The more happier we are the more we have to loose effect.
Hope you feel better soon.
 

Serendipity

Well-known member
I agree with DiDi
Sounds like you've had too much stress and trauma in your life and this is your defense mechanism kicking in because you're afraid of more trauma
 

normak

Well-known member
Effie said:
with all due respect, I think you need a good therapist ASAP....

Yeah, I've been seeing a good therapist for quite some time now. :eek: However, I have the additional complication of having bipolar disorder (II) and trying to regulate meds for that, as well as an eating disorder. YAY!

I do feel that a lot of it has to do with being really happy and really really afraid of losing that happiness, because it seems like I've always lost anything that has made me happy in my life.
 

DiDi

Well-known member
hi, i hope u get ur meds sorted out soon so u can feel better.
if it helps any.. we all feel that way from time to time!
perhaps take a breath and step back if you must, just a step then allow yourself to get use to being happy bit by bit. so its not to overwhealming.:)
 

smilingsteph

Well-known member
Remember, your moon is asking "how can I take care of myself, how can I nurture myself"
Take this hard time to nurture yourself, you probably really need it especially with your ill Grandfather.
:) :)
 

Effie

Well-known member
normak said:
Yeah, I've been seeing a good therapist for quite some time now. :eek: However, I have the additional complication of having bipolar disorder (II) and trying to regulate meds for that, as well as an eating disorder. YAY!

I do feel that a lot of it has to do with being really happy and really really afraid of losing that happiness, because it seems like I've always lost anything that has made me happy in my life.
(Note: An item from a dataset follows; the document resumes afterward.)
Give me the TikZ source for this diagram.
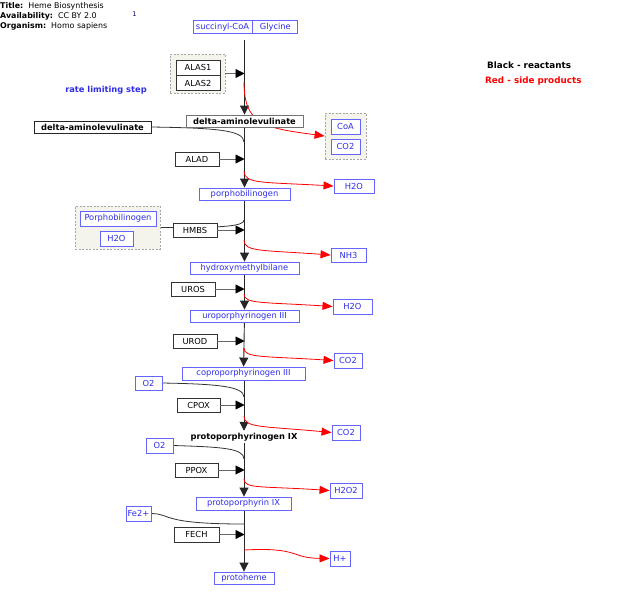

yeah, I know how it feels because I have to deal with some of these issues too myself, so I knew from personal experience; especially with being so happy that you feel that something bad will happen and bring you back to "reality" and you will lose all this happpiness and bliss that seems so unreal. I have dealt with that two times so far, I definitely know how it feels and when you get disappointed (in my case, I got disappointed because it was just an illusion), you crash so hard that the pain can become unbearable. So, I know how it feels....

Best wishes, and I hope all turns out very well at the end,
Effie.
 

smilingsteph

Well-known member
Effie,
I have the same self-defeating thought when something goes right, I get so scared it will all go wrong, so I look for the worst in things, that way I wont get dissapponted. Do you have Saturn square your sun?
I wonder what placement would cause this?